Estimating the absorptive capacity of a tree requires three measurements: height, circumference, and wood density, which varies by species.
As an assistant looks through binoculars at birds that might hit the drone, the machine flies a path plotted in a computer program.
“We collect data or capture (images) every three seconds,” explained FORRU field research officer and drone operator Vorayut Takeev.
“The overlapping images are then rendered into a 3D model that can be viewed from different angles.”
The section of woodland being surveyed is part of a decades-long project led by Elliott and his team to reforest an area of about 100 hectares by planting a handful of key species.
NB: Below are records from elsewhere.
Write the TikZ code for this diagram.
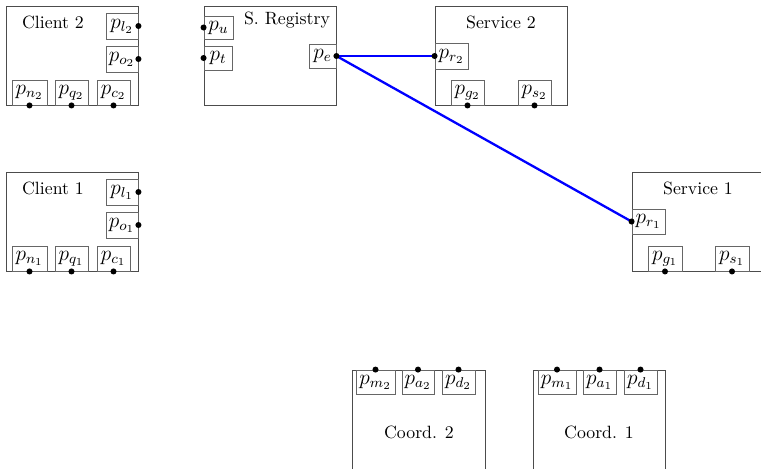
\documentclass[tikz,border=0pt]{standalone}
\begin{document}
\begin{tikzpicture}[x=0.5625pt,y=-0.5625pt,
  comp/.style={draw=black!70,line width=0.5pt,rectangle,inner sep=0pt,minimum width=132*0.5625pt,minimum height=99*0.5625pt},
  port/.style={draw=black!60,line width=0.5pt,rectangle,inner sep=0pt,minimum height=25*0.5625pt,font=\large},
  pdot/.style={circle,fill=black,inner sep=0pt,minimum size=3.4pt},
  link/.style={draw=blue,line width=1.3pt},
  lbl/.style={inner sep=0pt}]
\useasboundingbox (0,0) rectangle (761,468);
% Components
\node[comp] (c2) at (72,55.5) {};
\node[comp] (c1) at (72,221.5) {};
\node[comp] (sr) at (270,55.5) {};
\node[comp] (s2) at (501,55.5) {};
\node[comp] (s1) at (698,221.5) {};
\node[comp,minimum width=133*0.5625pt] (k2) at (418.5,419.5) {};
\node[comp] (k1) at (599,419.5) {};
% Labels
\node[lbl] (tc2) at (53,22) {Client 2};
\node[lbl] (tc1) at (53,188) {Client 1};
\node[lbl] (tsr) at (287,20) {S. Registry};
\node[lbl] (ts2) at (501,22) {Service 2};
\node[lbl] (ts1) at (698,188) {Service 1};
\node[lbl] (tk2) at (419,432) {Coord. 2};
\node[lbl] (tk1) at (599,432) {Coord. 1};
% Client 2 ports
\node[port,minimum width=32*0.5625pt,minimum height=26*0.5625pt] (pl2) at (122,26) {$p_{l_2}$};
\node[port,minimum width=32*0.5625pt,minimum height=26*0.5625pt] (po2) at (122,59) {$p_{o_2}$};
\node[port,minimum width=35*0.5625pt] (pn2) at (29.5,92.5) {$p_{n_2}$};
\node[port,minimum width=33*0.5625pt] (pq2) at (71.5,92.5) {$p_{q_2}$};
\node[port,minimum width=33*0.5625pt] (pc2) at (113.5,92.5) {$p_{c_2}$};
% Client 1 ports
\node[port,minimum width=32*0.5625pt,minimum height=26*0.5625pt] (pl1) at (122,192) {$p_{l_1}$};
\node[port,minimum width=32*0.5625pt,minimum height=26*0.5625pt] (po1) at (122,225) {$p_{o_1}$};
\node[port,minimum width=35*0.5625pt] (pn1) at (29.5,258.5) {$p_{n_1}$};
\node[port,minimum width=33*0.5625pt] (pq1) at (71.5,258.5) {$p_{q_1}$};
\node[port,minimum width=33*0.5625pt] (pc1) at (113.5,258.5) {$p_{c_1}$};
% Registry ports
\node[port,minimum width=29*0.5625pt,minimum height=23*0.5625pt] (pu) at (218.5,27.5) {$p_u$};
\node[port,minimum width=28*0.5625pt,minimum height=24*0.5625pt] (pt) at (218,58) {$p_t$};
\node[port,minimum width=27*0.5625pt,minimum height=24*0.5625pt] (pe) at (322.5,56) {$p_e$};
% Service 2 ports
\node[port,minimum width=33*0.5625pt,minimum height=26*0.5625pt] (pr2) at (451.5,56) {$p_{r_2}$};
\node[port,minimum width=33*0.5625pt] (pg2) at (467.5,92.5) {$p_{g_2}$};
\node[port,minimum width=33*0.5625pt] (ps2) at (534.5,92.5) {$p_{s_2}$};
% Service 1 ports
\node[port,minimum width=33*0.5625pt] (pr1) at (648.5,221.5) {$p_{r_1}$};
\node[port,minimum width=34*0.5625pt] (pg1) at (665,258.5) {$p_{g_1}$};
\node[port,minimum width=34*0.5625pt] (ps1) at (732,258.5) {$p_{s_1}$};
% Coord 2 ports
\node[port,minimum width=39*0.5625pt,minimum height=24*0.5625pt] (pm2) at (375.5,382) {$p_{m_2}$};
\node[port,minimum width=32*0.5625pt,minimum height=24*0.5625pt] (pa2) at (418,382) {$p_{a_2}$};
\node[port,minimum width=33*0.5625pt,minimum height=24*0.5625pt] (pd2) at (458.5,382) {$p_{d_2}$};
% Coord 1 ports
\node[port,minimum width=38*0.5625pt,minimum height=24*0.5625pt] (pm1) at (557,382) {$p_{m_1}$};
\node[port,minimum width=33*0.5625pt,minimum height=24*0.5625pt] (pa1) at (599.5,382) {$p_{a_1}$};
\node[port,minimum width=33*0.5625pt,minimum height=24*0.5625pt] (pd1) at (640.5,382) {$p_{d_1}$};
% Links
\draw[link] (pe.east) -- (pr2.west);
\draw[link] (pe.east) -- (pr1.west);
% Dots
\foreach \p in {pl2,po2,pl1,po1,pe}{\node[pdot] at (\p.east) {};}
\foreach \p in {pu,pt,pr2,pr1}{\node[pdot] at (\p.west) {};}
\foreach \p in {pn2,pq2,pc2,pn1,pq1,pc1,pg2,ps2,pg1,ps1}{\node[pdot] at (\p.south) {};}
\foreach \p in {pm2,pa2,pd2,pm1,pa1,pd1}{\node[pdot] at (\p.north) {};}
\end{tikzpicture}
\end{document}
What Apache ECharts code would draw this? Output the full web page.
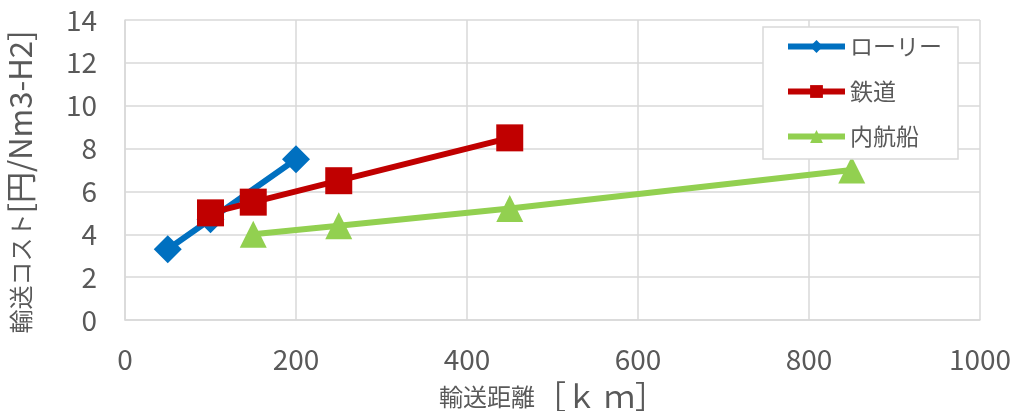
<!DOCTYPE html>
<html>
<head>
<meta charset="utf-8">
<script src="https://cdn.jsdelivr.net/npm/echarts@6/dist/echarts.min.js"></script>
<style>
  html, body { margin: 0; padding: 0; background: #fff; }
  #chart { width: 1018px; height: 411px; }
</style>
</head>
<body>
<div id="chart"></div>
<script>
// 輸送距離 [km] / 輸送コスト [円/Nm3-H2]
var lorry = [[50, 3.3], [100, 4.7], [200, 7.5]]
var rail = [[100, 5.0], [150, 5.5], [250, 6.5], [450, 8.5]]
var ship = [[150, 4.0], [250, 4.4], [450, 5.2], [850, 7.0]]
var seriesNames = ['ローリー', '鉄道', '内航船']

var font = '"Noto Sans CJK JP", "Noto Sans", sans-serif'
var grey = '#595959'
var chart = echarts.init(document.getElementById('chart'))

chart.setOption({
  animation: false,
  textStyle: { fontFamily: font },
  grid: { left: 125, right: 38, top: 20, bottom: 91, outerBoundsMode: 'none', containLabel: false },
  legend: {
    data: seriesNames,
    orient: 'vertical',
    right: 60,
    top: 27,
    padding: [8, 16, 11, 22],
    itemGap: 22,
    itemWidth: 57,
    itemHeight: 16,
    backgroundColor: '#fff',
    borderColor: '#d9d9d9',
    borderWidth: 1.5,
    lineStyle: { width: 6 },
    textStyle: { fontSize: 23, color: grey, fontFamily: font }
  },
  xAxis: {
    type: 'value',
    min: 0,
    max: 1000,
    interval: 200,
    name: '{a|輸送距離}{b|［ｋ ｍ］}',
    nameLocation: 'middle',
    nameGap: 61,
    nameTextStyle: {
      color: grey,
      rich: {
        a: { fontSize: 24, color: grey, fontFamily: font },
        b: { fontSize: 31, color: grey, fontFamily: font }
      }
    },
    axisLine: { show: true, lineStyle: { color: '#d9d9d9', width: 1.5 } },
    axisTick: { show: false },
    axisLabel: {
      fontSize: 28,
      color: grey,
      margin: 25,
      formatter: function (v) { return String(v) }
    },
    splitLine: { lineStyle: { color: '#d9d9d9', width: 1.5 } }
  },
  yAxis: {
    type: 'value',
    min: 0,
    max: 14,
    interval: 2,
    name: '{a|輸送コスト}{b|[円/Nm3-H2]}',
    nameLocation: 'middle',
    nameGap: 89,
    nameTextStyle: {
      color: grey,
      padding: [0, 24, 0, 0],
      rich: {
        a: { fontSize: 24, color: grey, fontFamily: font },
        b: { fontSize: 31, color: grey, fontFamily: font }
      }
    },
    axisLine: { show: true, lineStyle: { color: '#d9d9d9', width: 1.5 } },
    axisTick: { show: false },
    axisLabel: { fontSize: 28, color: grey, margin: 28 },
    splitLine: { lineStyle: { color: '#d9d9d9', width: 1.5 } }
  },
  series: [
    {
      name: seriesNames[0],
      type: 'line',
      data: lorry,
      color: '#0070c0',
      symbol: 'diamond',
      symbolSize: 28,
      lineStyle: { width: 6 }
    },
    {
      name: seriesNames[1],
      type: 'line',
      data: rail,
      color: '#c00000',
      symbol: 'rect',
      symbolSize: 27,
      lineStyle: { width: 6 }
    },
    {
      name: seriesNames[2],
      type: 'line',
      data: ship,
      color: '#92d050',
      symbol: 'triangle',
      symbolSize: 27,
      lineStyle: { width: 6 }
    }
  ]
})
</script>
</body>
</html>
Their goal was not large-scale reforestation, but rather to develop best practices: planting native species, encouraging the return of animals that brought seeds from other species, and working with local communities.
The 3D model of the drone is a powerful visual representation of their success, especially compared to nearby untouched control plots.
But it is also being developed as a way to avoid labor-intensive ground surveys.
“Once you have the model, you can measure the height of each tree in the model. Not samples, but each tree,” Elliott said.
A forest’s carbon capacity goes beyond its trees, however, as leaf litter and soil also serve as stores.
So these have also been collected for analysis, which Elliott says shows that his reforested plots store carbon at levels close to nearby unaffected woodland.